To my surprise the apron turned out not to be a Batik after all. It is an imitation Batik. Another apron I requested also turned out to be a imitation Batik. I recognized the motif of a Vlisco Wax Print I have at home. A Star of David is surrounded by leaves with a craquelé effect on the background.
So the Calligraphy Batik from the TRC is a copy of a copy of a copy: first handwritten writings or calligraphy from the Ottoman Empire, then an Indonesian Batik and then an imitation Batik or in other words Wax Print.
When Batiks are copied to make a pattern for a Wax Print, the pattern changes a little and become less readable. In the case of the Calligraphy Batik it would have been interesting if it still was readable. And if I could link it to an actual text or prayer which would tell us more about the use within the Islamic belief. I also thought if I could trace it back to the original Batik on which this design was based, I could figure out when and how it got on Marken. I found an original Batik before on which Vlisco based a Wax Print, so I started searching.[11]
I actually found the original Batik in an online catalog, image above. The pattern is clearly the same, even the mirrored calligraphy placed in a triangle. I assumed the mirroring was a printing error, or a design solution to make a repeating pattern, but it is actually already in the original Batik.
I haven't gotten extra information yet on this Batik, I will definitely keep on searching. The story isn't told completely yet, but what a story it already is. This apron takes us on a journey from the Ottoman Empire, to Indonesian Sumatra, through the Vlisco factory in Helmond to the former island Marken.

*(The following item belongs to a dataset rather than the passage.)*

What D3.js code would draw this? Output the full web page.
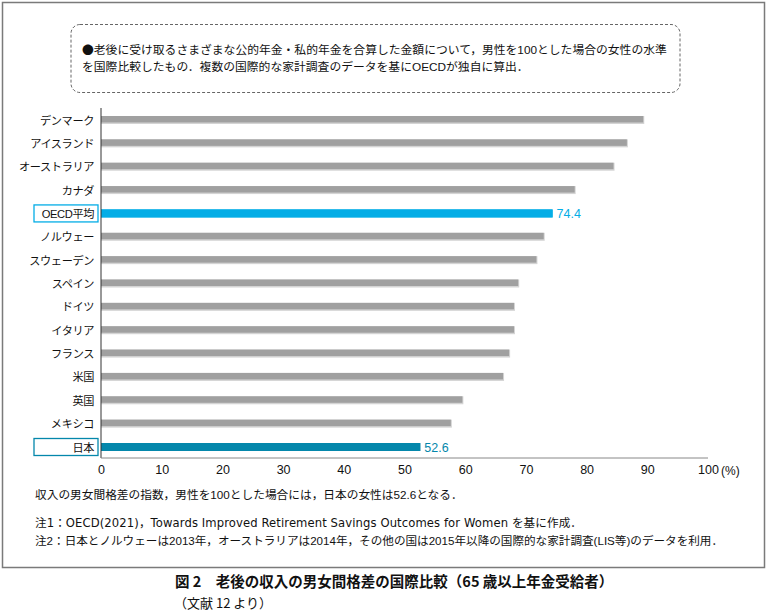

Two religions onto one apron came together in an unusual way. Is it a clash or a match, who knows?
For more:
See the original post on Modemuze for more photos www.modemuze.nl
Check out the project ‘Fake Calligraphy’ by Ada van Hoorebeke and Maartje Fliervoet in collaboration with Manoeuvre in Gent (Belgium), show at WIELS in Brussel.
Read also previous blogpost ‘Where Batik Belongs’ on The journey to Batik about artist Ada van Hoorebeke
Notes
[1] This blogpost was written as part of the series 'Fashion My Religion!' in collaboration with FASHIONCLASH Festival
[2] Nowadays Besurek Batiks are made on Sumatra in Palembang and Jambi
[3] Find more examples of Calligraphy Batiks in the collection of Stichting Nationaal Museum van Wereldculturen en het Wereldmuseum with search words ‘Kalligrafie Batik’.
[4] More on the jacket online https://hdl.handle.net/20.500.11840/169561. Believed is that this and other similar jackets were worn by warriors, or against the Dutch on Sumatra during the Aceh War (1873–1914), or when Indonesia became independent.
[5] Chapter 8 ‘Islamic talisman, the calligraphy batiks’ by Fiona Kerlogue in the book 'Batik, Drawn in Wax'.
[6] ‘Turn Of A Century’ on this blog with nice examples of Islamic influence on Batik. The heads of the people on the batik are turned into flowers.
[7] For more on the traditional wear of Marken, check out the second episode of Community Dressing on YouTube.
[8] From the book ‘Marken’ by Dr. P.J. Kostelijk and B. De Kock.
[9] Examples in the online collection of Modemuze with search word ‘boezel’.
[10] Apron, collection Zuiderzeemuseum, objectnr 021828. Apron for boy, collection Zuiderzeemuseum, objectnr 012284. Apron, collection Zuiderzeemuseum, objectnr 012285. Apron, collection Textile Research Centre, objectnr TRC 2016.0720.
[11] My previous Modemuze post ‘Batik ‘Tiga Negeri’ & de Java Print ‘Good Living’ in Dutch, on my blog 'Good Life II' in English.